Il sera même envisagé pour être élu rookie de l’année 81, cela se jouera dans un mouchoir de poche entre lui, McHale, Kelvin Ransey et Darrell Griffith, l’arrière du Jazz étant finalement sacré.

Lorsqu’il boucle son année sophomore, le journaliste du Oakland Tribune Ralph Wiley affirme que Smith est un meilleur rebondeur que le grand Moses Malone.
En carrière, pour 100 possessions, Smith tourne à près de 17 rebonds par match en carrière, dont 7 rebonds offensifs. C’est autant que Moses, à ceci près que Larry n’était qu’un petit poste 4 de 203cm, et que de l’autre côté du terrain, Big Mo faisait quelques petites choses en plus. Cela reste en dessous du maître en la matière à l’époque, Dennis Rodman (21,4 rebonds pour 100 possessions en carrière).

Disons-le clairement : ballon en main, ce brave Larry fait peine à voir. Pour paraphraser Jacques Monclar : lorsqu’il reçoit la balle au poste, on a l’impression qu’il a entre les mains les codes de l’arme atomique. Les gestes offensifs ne sont ni déliés ni harmonieux. Au delà de 50 centimètres du cercle, l’erreur de casting est manifeste. Rares sont les joueurs dont le record de rebond sur un match est supérieur à leur record de point (25 points et 31 rebonds pour notre homme). Il y a différentes manières de briller sur un terrain.

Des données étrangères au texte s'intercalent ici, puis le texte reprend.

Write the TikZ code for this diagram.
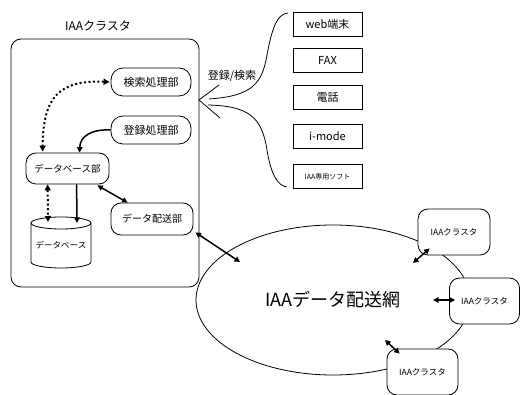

1986 / Larry Smith lors de sa sixième année NBA / Focus on Sport Getty Images
1986 / Larry Smith lors de sa sixième année NBA / Focus on Sport Getty Images

Le sommet sportif de ces neufs saisons californiennes est sans doute cette campagne de playoffs 87, où après une saison régulière décevante (42 victoires), les Warriors emmenés par George Karl et dont les joueurs vedettes sont Sleepy Floyd, Purvis Short, Joe Barry Carroll, Rod Higgins et un Chris Mullin sophomore, passeront enfin un tour de playoffs en sortant le Jazz. Smith défendra le plomb sur le jeune Karl Malone, réduit à 20 points de moyenne pour 42% de réussite, pire série en carrière pour le Mailman. Mr. Mean cite cependant Karl Malone (et Buck Williams) lorsqu’on lui demande qui était son adversaire direct le plus compliqué à jouer.
La demi-finale de conférence, perdue en cinq manches face aux Lakers futurs champions, sera malgré tout brillante à titre individuelle pour Smith, auteur de 14 points / 16 rebonds  sur la série, prenant le dessus sur A.C Green.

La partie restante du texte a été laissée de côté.